I’m not very happy with this (temporary) workaround. I still hope to find a better and more elegant way to gather global statistics on partitioned tables. Probably, Oracle 12.2 will solve our problem?
A Better Solution in Oracle 12.2?
A few days after this story, I had the chance to meet Nigel Bayliss, product manager of the Oracle optimizer, at the UKOUG Tech17 conference. He explained me that there is a new way to calculate the synopsis values in Oracle 12c Release 2. Instead of storing a lot of detail data in table WRI$_OPTSTAT_SYNOPSIS$ to retrieve the number of distinct values for each column, a HyperLogLog algorithm is used to calculate an approximate number of distinct values. If only this new algorithm is used, the (large) synopsis detail table will not be used anymore. It is still in place for backward compatibility. With the new DBMS_STATS preference APPROXIMATE_NDV_ALGORITHM, the method to calculate synopses can be defined. The default REPEAT OR HYPERLOGLOG uses the old method for existing tables, but the HyperLogLog algorithm for all new tables. If the preference is switched to HYPERLOGLOG, much less synopsis data is stored in the SYSAUX tablespace. An overview of this new way to calculate synopses for incremental statistics he described in his blog post Efficient Statistics Maintenance for Partitioned Tables Using Incremental Statistics – Part 3. Additionally, a set of demo scripts is available on GitHub.

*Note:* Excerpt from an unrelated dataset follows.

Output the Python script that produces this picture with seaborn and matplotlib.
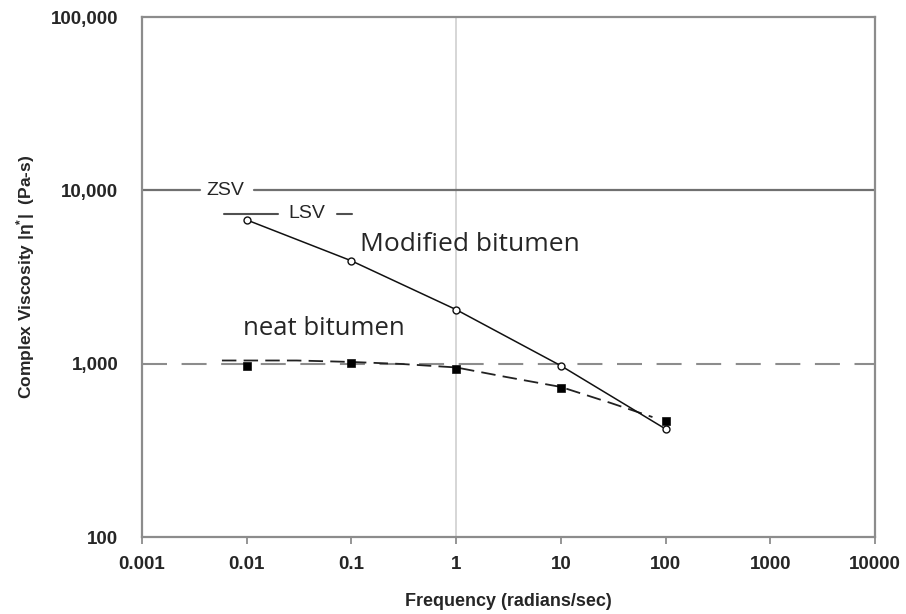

I played around with these demo scripts and did some tests with the DBMS_STATS preference APPROXIMATE_NDV_ALGORITHM on my laptop. At least, the new method to calculate incremental statistics looks promising, and the “bad statement” described above seems to be gone. But currently I can’t say (yet) whether it will help to solve the performance issue of my customer’s database. Hopefully, my customer will decide to migrate to Oracle 12c Release 2 soon. Then I’m looking forward to enable incremental statistics again.